Let’s say you are working with tabular objects and for convenience and want to use t[i, j]
getindex
ing (and not too many other functions) throughout your code.
On the other hand you want to support the Tables.jl interface. Therefore when you receive a function argument t
, you wrap it in Tables.columntable(t)
.
As far as I can tell, the Tables interface does not support indexing. But many implementations of Tables.columntable
do support that, for instance Tables.columntable(df::DataFrame) = df
.
Therefore it makes sense to do the following in your code
struct IndexableColumnTable{T}
table::T
end
function Base.getindex(t::IndexableColumnTable)
p = propertynames(t.table)[j]
getproperty(t.table, p)[i]
end
Then in your function do
function foo(t)
t = columntable(t)
if hasmethod(getindex, (typeof(t), Int, Int))
return t
else
return IndexableColumnTable(t)
end
end
Is this a reasonable approach?
I’m afraid this isn’t right. First, I think you are confusing Tables.columntable
and Tables.columns
: the former always returns a named tuple of vectors, so if you do t = columntable(t)
you never get an object which can be indexed with two integers (even if the input was e.g. a DataFrame
).
Second, supposing you did t = Tables.columns(t)
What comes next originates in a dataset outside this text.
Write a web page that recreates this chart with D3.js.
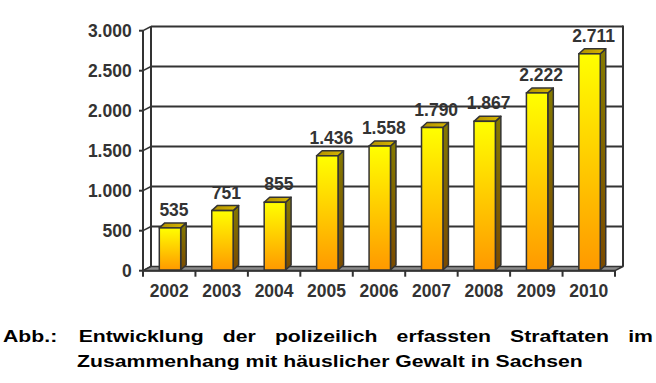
<!DOCTYPE html>
<html><head><meta charset="utf-8">
<script src="https://cdn.jsdelivr.net/npm/d3@7"></script>
<style>body{margin:0;background:#fff;} svg{display:block;}</style>
</head><body>
<script>
// ---- data ----
const years = ["2002","2003","2004","2005","2006","2007","2008","2009","2010"];
const values = [535, 751, 855, 1436, 1558, 1790, 1867, 2222, 2711];
const yTicks = [0, 500, 1000, 1500, 2000, 2500, 3000];
const captionLine1 = ["Entwicklung","der","polizeilich","erfassten","Straftaten","im"];
const captionPrefix = "Abb.:";
const captionLine2 = "Zusammenhang mit häuslicher Gewalt in Sachsen";

const W = 656, H = 383;
const svg = d3.select("body").append("svg").attr("width", W).attr("height", H);
const defs = svg.append("defs");
const gFront = defs.append("linearGradient").attr("id","gf").attr("x1",0).attr("y1",0).attr("x2",0).attr("y2",1);
gFront.append("stop").attr("offset","0%").attr("stop-color","#ffff00");
gFront.append("stop").attr("offset","100%").attr("stop-color","#ff9900");
const gSide = defs.append("linearGradient").attr("id","gs").attr("x1",0).attr("y1",0).attr("x2",0).attr("y2",1);
gSide.append("stop").attr("offset","0%").attr("stop-color","#857a00");
gSide.append("stop").attr("offset","100%").attr("stop-color","#7a4a00");
const gTop = defs.append("linearGradient").attr("id","gt").attr("x1",0).attr("y1",0).attr("x2",1).attr("y2",0);
gTop.append("stop").attr("offset","0%").attr("stop-color","#b09000");
gTop.append("stop").attr("offset","100%").attr("stop-color","#d8b800");

// ---- geometry ----
const x0 = 143, x1 = 615;
const DX = 8, DY = -4.2;     // back-wall offset
const BDX = 5.5, BDY = -5;   // bar depth
const x = d3.scaleBand().domain(years).range([x0, x1]).paddingInner(0).paddingOuter(0);
const y = d3.scaleLinear().domain([0, 3000]).range([270.7, 30.7]);
const barOff = 16.3, barW = 21.4;
const ink = "#333333";
const FS = 17.5;

// grid lines on back wall
const gGrid = svg.append("g");
gGrid.selectAll("line.grid").data(yTicks.filter(d => d > 0)).join("line")
  .attr("x1", x0 + DX).attr("x2", x1 + DX)
  .attr("y1", d => y(d) + DY).attr("y2", d => y(d) + DY)
  .attr("stroke", ink).attr("stroke-width", 2);
gGrid.selectAll("line.conn").data(yTicks).join("line")
  .attr("x1", x0).attr("y1", d => y(d))
  .attr("x2", x0 + DX).attr("y2", d => y(d) + DY)
  .attr("stroke", ink).attr("stroke-width", 1.5);
gGrid.append("line").attr("x1", x0 + DX).attr("x2", x0 + DX)
  .attr("y1", y(3000) + DY).attr("y2", y(0) + DY).attr("stroke", ink).attr("stroke-width", 2);
gGrid.append("line").attr("x1", x1 + DX).attr("x2", x1 + DX)
  .attr("y1", y(3000) + DY - 1).attr("y2", y(0) + DY).attr("stroke", ink).attr("stroke-width", 2);

// floor
svg.append("path")
  .attr("d", `M${x0},${y(0)}L${x1},${y(0)}L${x1 + DX},${y(0) + DY}L${x0 + DX},${y(0) + DY}Z`)
  .attr("fill", "#8c8c8c").attr("stroke", ink).attr("stroke-width", 1.5).attr("stroke-linejoin","round");

// front y axis
svg.append("line").attr("x1", x0).attr("x2", x0).attr("y1", y(3000)).attr("y2", y(0) + 1)
  .attr("stroke", ink).attr("stroke-width", 2);
svg.selectAll("line.ytick").data(yTicks).join("line")
  .attr("x1", x0 - 4).attr("x2", x0).attr("y1", d => y(d)).attr("y2", d => y(d))
  .attr("stroke", ink).attr("stroke-width", 2);
const fmt = d => d3.format(",")(d).replace(/,/g, ".");
svg.selectAll("text.ylab").data(yTicks).join("text")
  .attr("x", 131.7).attr("y", d => y(d) + 6.2)
  .attr("text-anchor", "end")
  .attr("font-family", "Liberation Sans, Arial, sans-serif").attr("font-weight", "bold")
  .attr("font-size", FS).attr("fill", ink).text(fmt);

// front x axis
svg.append("line").attr("x1", x0).attr("x2", x1).attr("y1", y(0)).attr("y2", y(0))
  .attr("stroke", ink).attr("stroke-width", 2);
const tickXs = years.map(d => x(d)).concat([x1]);
svg.selectAll("line.xtick").data(tickXs).join("line")
  .attr("x1", d => d).attr("x2", d => d).attr("y1", y(0)).attr("y2", y(0) + 6)
  .attr("stroke", ink).attr("stroke-width", 2);
svg.selectAll("text.xlab").data(years).join("text")
  .attr("x", d => x(d) + x.bandwidth() / 2).attr("y", 296.7)
  .attr("text-anchor", "middle")
  .attr("font-family", "Liberation Sans, Arial, sans-serif").attr("font-weight", "bold")
  .attr("font-size", FS).attr("fill", ink).text(d => d);

// bars
const bars = svg.selectAll("g.bar").data(years.map((yr, i) => ({yr, v: values[i]}))).join("g");
bars.each(function(d) {
  const g = d3.select(this);
  const bx = x(d.yr) + barOff, by = y(d.v), bb = y(0) - 0.7;
  g.append("path").attr("d", `M${bx + barW},${bb}L${bx + barW + BDX},${bb + BDY}L${bx + barW + BDX},${by + BDY}L${bx + barW},${by}Z`)
    .attr("fill", "url(#gs)").attr("stroke", ink).attr("stroke-width", 1.5).attr("stroke-linejoin","round");
  g.append("path").attr("d", `M${bx},${by}L${bx + BDX},${by + BDY}L${bx + barW + BDX},${by + BDY}L${bx + barW},${by}Z`)
    .attr("fill", "url(#gt)").attr("stroke", ink).attr("stroke-width", 1.5).attr("stroke-linejoin","round");
  g.append("rect").attr("x", bx).attr("y", by).attr("width", barW).attr("height", bb - by)
    .attr("fill", "url(#gf)").attr("stroke", ink).attr("stroke-width", 1.5);
  g.append("text").attr("x", bx + barW / 2 + 4).attr("y", by - 12)
    .attr("text-anchor", "middle")
    .attr("font-family", "Liberation Sans, Arial, sans-serif").attr("font-weight", "bold")
    .attr("font-size", FS).attr("fill", ink).text(fmt(d.v));
});

// caption
const capFont = {family: "Liberation Sans, Arial, sans-serif", size: 16.5};
const cap = svg.append("g");
function addWord(txt, xx, yy, sx) {
  return cap.append("text").attr("transform", `translate(${xx},${yy}) scale(${sx},1)`)
    .attr("font-family", capFont.family).attr("font-weight", "bold")
    .attr("font-size", capFont.size).attr("fill", "#000").text(txt);
}
const tmp = addWord(captionLine2, 0, -100, 1);
const nat2 = tmp.node().getComputedTextLength();
tmp.remove();
const sx = 506 / nat2;
addWord(captionLine2, 77, 366.7, sx);
addWord(captionPrefix, 3, 342.3, sx);
const widths = captionLine1.map(w => {
  const t = addWord(w, 0, -100, 1); const wd = t.node().getComputedTextLength() * sx; t.remove(); return wd;
});
const start = 78.7, end = 653;
const gap = (end - start - d3.sum(widths)) / (captionLine1.length - 1);
let cx = start;
captionLine1.forEach((w, i) => { addWord(w, cx, 342.3, sx); cx += widths[i] + gap; });
</script>
</body></html>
, the Tables.jl interface does not guaranty that getproperty(t.table, p)
returns a vector, only an iterator. So I think you have to check whether the returned iterators are AbstractVector
, and if not call collect
on them. Then you can store the result as a named tuple of vectors (which is the most basic type of table) or use Tables.materializer(t)(cols)
to create a table object of the same type as t
.
Maybe Tables.jl could provide a function to do this more easily. Feel free to file an issue.
Thanks for the answer. It’s probably best just to use Tables.matrix
in this context, even if it copies.
I get why Tables would want to be agnostic about the layout of columns, allowing for iterators or infinite streaming.